Since I believe that the Father, the Son, and the Holy Spirit are all God, then I have no problem with the idea that the Father is Jesus’ God, and Jesus in his Divine nature is the Father’s God, and so on with all of the persons of the Trinity.  Kel cannot accept this idea because to him (apparently) your God is by definition someone superior to yourself.  That of course is true of all created beings, but would not be true of someone else who is also God.

None of the Divine Persons is a God to the others, for there is only one God.  But each is God to the others.  This is why God the Father has no problem calling the Son God and himself God in the same passage:

“For to what angel did God ever say,‘Thou art my Son, today I have begotten thee’? Or again, ‘I will be to him a father, and he shall be to me a son? And again, when he brings the first-born into the world, he says, ‘Let all God’s angels worship him.’ Of the angels he says, ‘Who makes his angels winds,and his servants flames of fire.’

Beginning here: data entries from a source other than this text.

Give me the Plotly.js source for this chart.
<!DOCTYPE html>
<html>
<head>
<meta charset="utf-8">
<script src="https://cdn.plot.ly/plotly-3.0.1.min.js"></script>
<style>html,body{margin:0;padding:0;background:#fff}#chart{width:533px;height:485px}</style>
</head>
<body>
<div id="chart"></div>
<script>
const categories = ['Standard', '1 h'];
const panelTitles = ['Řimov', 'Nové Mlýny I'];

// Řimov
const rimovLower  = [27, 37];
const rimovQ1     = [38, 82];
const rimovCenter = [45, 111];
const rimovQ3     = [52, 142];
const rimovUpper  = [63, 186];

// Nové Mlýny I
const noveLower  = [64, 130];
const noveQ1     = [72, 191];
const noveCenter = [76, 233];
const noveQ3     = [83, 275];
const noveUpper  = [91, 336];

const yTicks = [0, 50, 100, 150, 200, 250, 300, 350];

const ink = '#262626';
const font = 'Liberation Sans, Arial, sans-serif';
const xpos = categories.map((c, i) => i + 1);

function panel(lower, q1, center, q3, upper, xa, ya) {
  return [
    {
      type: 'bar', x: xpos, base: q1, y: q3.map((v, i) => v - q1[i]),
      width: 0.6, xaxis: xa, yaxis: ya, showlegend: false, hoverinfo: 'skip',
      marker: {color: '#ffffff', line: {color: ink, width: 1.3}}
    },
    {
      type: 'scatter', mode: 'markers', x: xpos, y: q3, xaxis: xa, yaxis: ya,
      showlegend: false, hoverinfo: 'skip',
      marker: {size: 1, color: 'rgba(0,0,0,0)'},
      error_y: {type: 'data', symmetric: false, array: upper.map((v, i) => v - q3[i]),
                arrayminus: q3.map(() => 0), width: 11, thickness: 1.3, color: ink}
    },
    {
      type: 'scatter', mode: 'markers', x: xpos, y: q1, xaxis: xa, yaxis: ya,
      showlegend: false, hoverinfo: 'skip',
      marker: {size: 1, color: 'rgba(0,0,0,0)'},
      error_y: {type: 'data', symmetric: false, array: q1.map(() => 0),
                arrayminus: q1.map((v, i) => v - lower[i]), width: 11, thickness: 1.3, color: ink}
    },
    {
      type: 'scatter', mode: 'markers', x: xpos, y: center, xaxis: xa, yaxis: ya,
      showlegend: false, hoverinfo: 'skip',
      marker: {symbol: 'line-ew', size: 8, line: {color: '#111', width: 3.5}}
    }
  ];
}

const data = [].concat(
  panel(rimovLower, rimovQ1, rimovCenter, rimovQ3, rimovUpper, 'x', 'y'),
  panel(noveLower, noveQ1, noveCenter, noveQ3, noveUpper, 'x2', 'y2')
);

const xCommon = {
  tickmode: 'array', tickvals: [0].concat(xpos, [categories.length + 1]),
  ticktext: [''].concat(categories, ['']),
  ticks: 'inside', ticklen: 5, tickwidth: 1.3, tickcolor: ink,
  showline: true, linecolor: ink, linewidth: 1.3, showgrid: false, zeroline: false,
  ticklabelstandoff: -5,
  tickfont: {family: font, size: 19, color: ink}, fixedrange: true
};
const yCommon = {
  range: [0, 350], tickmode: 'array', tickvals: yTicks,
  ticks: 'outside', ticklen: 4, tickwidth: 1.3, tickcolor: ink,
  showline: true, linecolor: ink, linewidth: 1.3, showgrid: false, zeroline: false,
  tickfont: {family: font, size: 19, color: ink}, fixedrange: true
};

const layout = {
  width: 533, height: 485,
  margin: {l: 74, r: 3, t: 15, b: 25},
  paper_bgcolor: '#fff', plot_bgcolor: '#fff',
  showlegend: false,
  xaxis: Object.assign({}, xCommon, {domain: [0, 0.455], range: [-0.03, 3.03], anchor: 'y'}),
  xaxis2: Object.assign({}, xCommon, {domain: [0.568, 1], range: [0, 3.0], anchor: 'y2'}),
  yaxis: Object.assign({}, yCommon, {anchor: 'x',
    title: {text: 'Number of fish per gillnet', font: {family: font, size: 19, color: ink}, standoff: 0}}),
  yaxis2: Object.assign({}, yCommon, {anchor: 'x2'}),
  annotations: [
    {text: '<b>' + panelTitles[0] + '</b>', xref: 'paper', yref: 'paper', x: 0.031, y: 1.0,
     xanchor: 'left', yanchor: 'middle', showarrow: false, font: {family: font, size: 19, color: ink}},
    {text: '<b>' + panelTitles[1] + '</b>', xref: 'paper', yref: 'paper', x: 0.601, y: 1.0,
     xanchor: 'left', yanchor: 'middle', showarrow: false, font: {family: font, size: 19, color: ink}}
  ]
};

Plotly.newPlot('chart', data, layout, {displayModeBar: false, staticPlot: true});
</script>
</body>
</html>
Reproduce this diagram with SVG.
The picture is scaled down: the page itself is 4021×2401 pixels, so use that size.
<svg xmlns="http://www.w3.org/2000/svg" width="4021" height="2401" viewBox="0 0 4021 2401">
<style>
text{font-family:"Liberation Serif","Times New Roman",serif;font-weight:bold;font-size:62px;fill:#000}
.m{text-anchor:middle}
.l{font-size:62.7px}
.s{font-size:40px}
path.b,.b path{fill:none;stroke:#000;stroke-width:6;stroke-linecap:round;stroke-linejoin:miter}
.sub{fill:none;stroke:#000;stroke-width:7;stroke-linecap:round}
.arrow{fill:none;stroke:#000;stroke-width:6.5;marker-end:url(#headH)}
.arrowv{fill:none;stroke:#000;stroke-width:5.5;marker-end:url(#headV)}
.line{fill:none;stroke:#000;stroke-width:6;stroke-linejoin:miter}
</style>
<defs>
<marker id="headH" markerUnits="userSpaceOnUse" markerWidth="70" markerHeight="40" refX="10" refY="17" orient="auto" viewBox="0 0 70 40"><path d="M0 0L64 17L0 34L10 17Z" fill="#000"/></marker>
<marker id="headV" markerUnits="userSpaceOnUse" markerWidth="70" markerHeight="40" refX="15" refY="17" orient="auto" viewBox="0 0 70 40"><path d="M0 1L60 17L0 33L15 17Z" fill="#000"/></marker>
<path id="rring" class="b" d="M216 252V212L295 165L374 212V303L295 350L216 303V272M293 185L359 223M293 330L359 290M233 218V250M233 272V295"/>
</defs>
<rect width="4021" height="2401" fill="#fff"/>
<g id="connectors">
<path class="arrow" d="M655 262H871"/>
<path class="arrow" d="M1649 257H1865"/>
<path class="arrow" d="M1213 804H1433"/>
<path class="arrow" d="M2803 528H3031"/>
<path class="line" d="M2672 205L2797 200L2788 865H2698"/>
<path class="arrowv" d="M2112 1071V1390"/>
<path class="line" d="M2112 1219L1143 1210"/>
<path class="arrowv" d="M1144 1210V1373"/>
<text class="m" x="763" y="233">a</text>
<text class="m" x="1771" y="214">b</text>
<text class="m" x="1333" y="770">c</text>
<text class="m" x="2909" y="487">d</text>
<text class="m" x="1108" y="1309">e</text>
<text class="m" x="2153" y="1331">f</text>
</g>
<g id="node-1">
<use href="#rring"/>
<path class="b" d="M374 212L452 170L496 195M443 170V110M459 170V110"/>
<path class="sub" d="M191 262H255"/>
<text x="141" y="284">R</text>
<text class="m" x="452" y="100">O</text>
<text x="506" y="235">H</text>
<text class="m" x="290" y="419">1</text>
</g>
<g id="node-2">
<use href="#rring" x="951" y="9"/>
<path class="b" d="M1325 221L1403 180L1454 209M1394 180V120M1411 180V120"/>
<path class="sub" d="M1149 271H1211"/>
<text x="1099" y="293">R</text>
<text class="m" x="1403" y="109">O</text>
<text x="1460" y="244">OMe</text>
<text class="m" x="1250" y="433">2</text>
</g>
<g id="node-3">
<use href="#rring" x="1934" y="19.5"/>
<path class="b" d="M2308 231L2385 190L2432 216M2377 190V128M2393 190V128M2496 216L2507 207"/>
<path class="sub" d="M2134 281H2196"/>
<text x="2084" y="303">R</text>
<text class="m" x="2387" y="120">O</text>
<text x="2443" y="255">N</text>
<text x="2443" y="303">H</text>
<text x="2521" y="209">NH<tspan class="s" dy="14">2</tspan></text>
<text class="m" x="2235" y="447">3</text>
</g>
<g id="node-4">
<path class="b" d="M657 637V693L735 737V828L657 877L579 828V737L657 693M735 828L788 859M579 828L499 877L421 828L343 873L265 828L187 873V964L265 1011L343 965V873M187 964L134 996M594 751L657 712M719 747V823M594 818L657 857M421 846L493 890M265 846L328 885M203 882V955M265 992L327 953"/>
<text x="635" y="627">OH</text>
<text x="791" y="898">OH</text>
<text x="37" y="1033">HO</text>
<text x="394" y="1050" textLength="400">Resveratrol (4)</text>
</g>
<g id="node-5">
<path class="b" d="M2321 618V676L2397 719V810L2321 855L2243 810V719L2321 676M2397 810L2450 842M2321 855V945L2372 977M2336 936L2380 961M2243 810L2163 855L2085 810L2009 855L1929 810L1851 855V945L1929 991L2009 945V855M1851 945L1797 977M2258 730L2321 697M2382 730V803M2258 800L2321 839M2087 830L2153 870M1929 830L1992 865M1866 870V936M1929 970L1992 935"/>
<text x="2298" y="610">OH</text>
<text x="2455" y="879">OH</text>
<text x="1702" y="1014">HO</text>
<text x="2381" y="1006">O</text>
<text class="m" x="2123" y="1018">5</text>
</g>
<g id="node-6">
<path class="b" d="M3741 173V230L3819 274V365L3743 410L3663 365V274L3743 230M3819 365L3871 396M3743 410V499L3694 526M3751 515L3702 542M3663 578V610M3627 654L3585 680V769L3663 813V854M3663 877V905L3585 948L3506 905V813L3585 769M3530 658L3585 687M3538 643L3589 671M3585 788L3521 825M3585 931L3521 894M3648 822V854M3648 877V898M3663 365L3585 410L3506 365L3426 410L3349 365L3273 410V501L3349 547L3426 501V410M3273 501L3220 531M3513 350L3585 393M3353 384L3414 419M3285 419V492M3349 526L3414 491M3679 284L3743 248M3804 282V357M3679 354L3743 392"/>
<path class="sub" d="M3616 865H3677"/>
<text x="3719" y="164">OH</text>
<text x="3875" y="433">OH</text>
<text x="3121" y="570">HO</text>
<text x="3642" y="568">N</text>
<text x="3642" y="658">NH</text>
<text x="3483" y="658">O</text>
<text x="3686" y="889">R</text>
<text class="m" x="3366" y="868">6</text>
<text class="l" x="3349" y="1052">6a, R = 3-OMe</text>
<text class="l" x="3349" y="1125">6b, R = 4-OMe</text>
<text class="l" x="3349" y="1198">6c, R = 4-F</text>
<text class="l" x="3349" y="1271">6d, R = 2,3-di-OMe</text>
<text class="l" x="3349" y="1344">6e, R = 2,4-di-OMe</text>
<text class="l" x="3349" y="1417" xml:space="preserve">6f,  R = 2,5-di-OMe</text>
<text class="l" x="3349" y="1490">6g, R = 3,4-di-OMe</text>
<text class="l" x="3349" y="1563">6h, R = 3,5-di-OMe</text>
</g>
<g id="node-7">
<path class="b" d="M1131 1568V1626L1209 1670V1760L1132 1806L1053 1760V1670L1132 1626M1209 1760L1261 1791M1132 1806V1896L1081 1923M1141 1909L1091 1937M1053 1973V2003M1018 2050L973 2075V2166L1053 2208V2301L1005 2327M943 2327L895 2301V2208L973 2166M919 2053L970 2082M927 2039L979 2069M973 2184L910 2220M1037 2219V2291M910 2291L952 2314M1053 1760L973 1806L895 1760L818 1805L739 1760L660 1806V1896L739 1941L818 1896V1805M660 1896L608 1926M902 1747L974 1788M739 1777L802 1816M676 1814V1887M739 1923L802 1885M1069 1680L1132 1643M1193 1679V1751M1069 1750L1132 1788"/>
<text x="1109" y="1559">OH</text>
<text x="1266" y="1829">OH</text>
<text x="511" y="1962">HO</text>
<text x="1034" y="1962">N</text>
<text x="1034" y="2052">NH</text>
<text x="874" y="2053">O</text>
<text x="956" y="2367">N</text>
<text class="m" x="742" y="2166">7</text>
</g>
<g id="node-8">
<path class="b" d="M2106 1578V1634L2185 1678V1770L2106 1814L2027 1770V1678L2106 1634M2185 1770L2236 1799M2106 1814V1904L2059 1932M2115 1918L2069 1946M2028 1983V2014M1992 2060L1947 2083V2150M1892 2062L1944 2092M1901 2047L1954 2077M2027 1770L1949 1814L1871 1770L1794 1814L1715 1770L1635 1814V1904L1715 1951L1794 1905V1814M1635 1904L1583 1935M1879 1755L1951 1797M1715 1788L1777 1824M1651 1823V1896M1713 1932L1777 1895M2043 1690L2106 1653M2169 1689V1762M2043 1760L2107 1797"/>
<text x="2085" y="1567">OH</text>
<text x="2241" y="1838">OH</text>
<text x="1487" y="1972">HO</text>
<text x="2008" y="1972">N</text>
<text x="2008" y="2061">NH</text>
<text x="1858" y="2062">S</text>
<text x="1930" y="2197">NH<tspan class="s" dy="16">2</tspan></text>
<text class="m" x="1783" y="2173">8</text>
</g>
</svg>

But of the Son he says, ‘Thy throne, O God, is for ever and ever, the righteous scepter is the scepter of thy kingdom. Thou hast loved righteousness and hated lawlessness; therefore God, thy God, has anointed thee with the oil of gladness beyond thy comrades.’” – Hebrews 1:8-9, RSV

Of course Kel denies all this as well (see our response to his argument in my article Hebrews 1:1-10).

Argument:

“God is a soul, a person, and He identifies himself as such in the Bible. Jesus identifies his one God as his Father. This God is an “I” and “Me” who, specifically identifying himself as the Father of Israel, declares “there is no God besides me.” Just how again do these facts result in a three person God?”

Response:

It is not those “facts” that result in a three person God, but those found in other Scriptures.  Further, when Kel says God is a person, he means only one person, which I do not agree with, and that is not the same as saying that God is at least one person, a statement I do agree with.  That is why I put quotation marks around his word “facts.”  The Bible taken literally identifies God as an “I” and a “Me” and an “Us” and a “We,” and yet Kel affirms the first two words as somehow “obvious” while denying the second two words with many abstruse arguments.  The Trinitarian position simply affirms all of those words as they are written in the Bible.